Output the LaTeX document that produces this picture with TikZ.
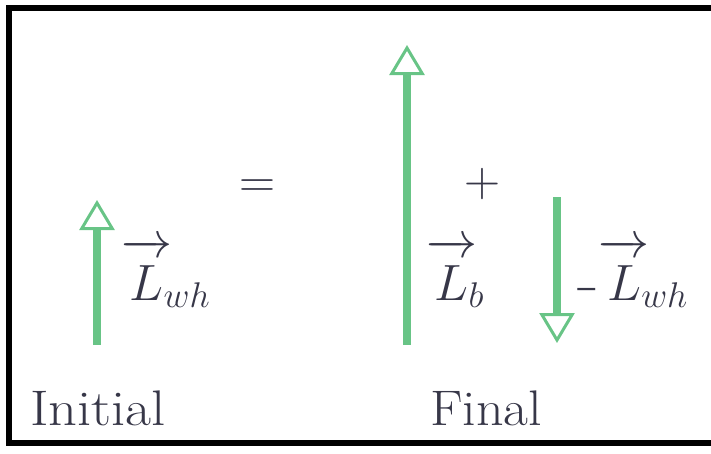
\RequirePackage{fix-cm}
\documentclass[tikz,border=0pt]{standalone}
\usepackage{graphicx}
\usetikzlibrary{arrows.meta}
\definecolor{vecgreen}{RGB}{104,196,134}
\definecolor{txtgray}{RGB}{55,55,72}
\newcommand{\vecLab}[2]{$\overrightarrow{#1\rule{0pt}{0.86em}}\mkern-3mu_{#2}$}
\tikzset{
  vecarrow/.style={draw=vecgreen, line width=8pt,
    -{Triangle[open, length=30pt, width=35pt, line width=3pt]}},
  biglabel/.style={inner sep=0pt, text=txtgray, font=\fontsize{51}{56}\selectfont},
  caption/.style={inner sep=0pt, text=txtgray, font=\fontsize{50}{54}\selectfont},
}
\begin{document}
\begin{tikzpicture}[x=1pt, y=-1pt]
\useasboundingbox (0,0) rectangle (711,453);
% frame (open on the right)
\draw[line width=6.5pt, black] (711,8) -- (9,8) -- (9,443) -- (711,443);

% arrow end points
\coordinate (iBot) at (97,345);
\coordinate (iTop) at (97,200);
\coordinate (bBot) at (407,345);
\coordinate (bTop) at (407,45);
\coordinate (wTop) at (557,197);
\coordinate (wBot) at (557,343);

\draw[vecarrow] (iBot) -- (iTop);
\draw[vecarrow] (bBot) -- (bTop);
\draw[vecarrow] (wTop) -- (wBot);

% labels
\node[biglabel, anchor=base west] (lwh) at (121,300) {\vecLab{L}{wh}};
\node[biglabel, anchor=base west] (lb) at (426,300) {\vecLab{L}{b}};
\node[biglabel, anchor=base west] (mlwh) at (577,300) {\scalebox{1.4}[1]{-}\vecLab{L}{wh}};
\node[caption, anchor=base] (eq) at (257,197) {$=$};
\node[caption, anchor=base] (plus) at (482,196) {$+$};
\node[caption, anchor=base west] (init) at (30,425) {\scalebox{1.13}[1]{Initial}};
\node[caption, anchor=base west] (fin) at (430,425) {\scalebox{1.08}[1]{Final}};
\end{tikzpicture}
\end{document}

[Directions]
Leave the pictures out and output the rest of the listing exactly.

[Response below]
Output the LaTeX document that produces this picture with TikZ.
\RequirePackage{fix-cm}
\documentclass[tikz,border=0pt]{standalone}
\usepackage{graphicx}
\usetikzlibrary{arrows.meta}
\definecolor{vecgreen}{RGB}{104,196,134}
\definecolor{txtgray}{RGB}{55,55,72}
\newcommand{\vecLab}[2]{$\overrightarrow{#1\rule{0pt}{0.86em}}\mkern-3mu_{#2}$}
\tikzset{
  vecarrow/.style={draw=vecgreen, line width=8pt,
    -{Triangle[open, length=30pt, width=35pt, line width=3pt]}},
  biglabel/.style={inner sep=0pt, text=txtgray, font=\fontsize{51}{56}\selectfont},
  caption/.style={inner sep=0pt, text=txtgray, font=\fontsize{50}{54}\selectfont},
}
\begin{document}
\begin{tikzpicture}[x=1pt, y=-1pt]
\useasboundingbox (0,0) rectangle (711,453);
% frame (open on the right)
\draw[line width=6.5pt, black] (711,8) -- (9,8) -- (9,443) -- (711,443);

% arrow end points
\coordinate (iBot) at (97,345);
\coordinate (iTop) at (97,200);
\coordinate (bBot) at (407,345);
\coordinate (bTop) at (407,45);
\coordinate (wTop) at (557,197);
\coordinate (wBot) at (557,343);

\draw[vecarrow] (iBot) -- (iTop);
\draw[vecarrow] (bBot) -- (bTop);
\draw[vecarrow] (wTop) -- (wBot);

% labels
\node[biglabel, anchor=base west] (lwh) at (121,300) {\vecLab{L}{wh}};
\node[biglabel, anchor=base west] (lb) at (426,300) {\vecLab{L}{b}};
\node[biglabel, anchor=base west] (mlwh) at (577,300) {\scalebox{1.4}[1]{-}\vecLab{L}{wh}};
\node[caption, anchor=base] (eq) at (257,197) {$=$};
\node[caption, anchor=base] (plus) at (482,196) {$+$};
\node[caption, anchor=base west] (init) at (30,425) {\scalebox{1.13}[1]{Initial}};
\node[caption, anchor=base west] (fin) at (430,425) {\scalebox{1.08}[1]{Final}};
\end{tikzpicture}
\end{document}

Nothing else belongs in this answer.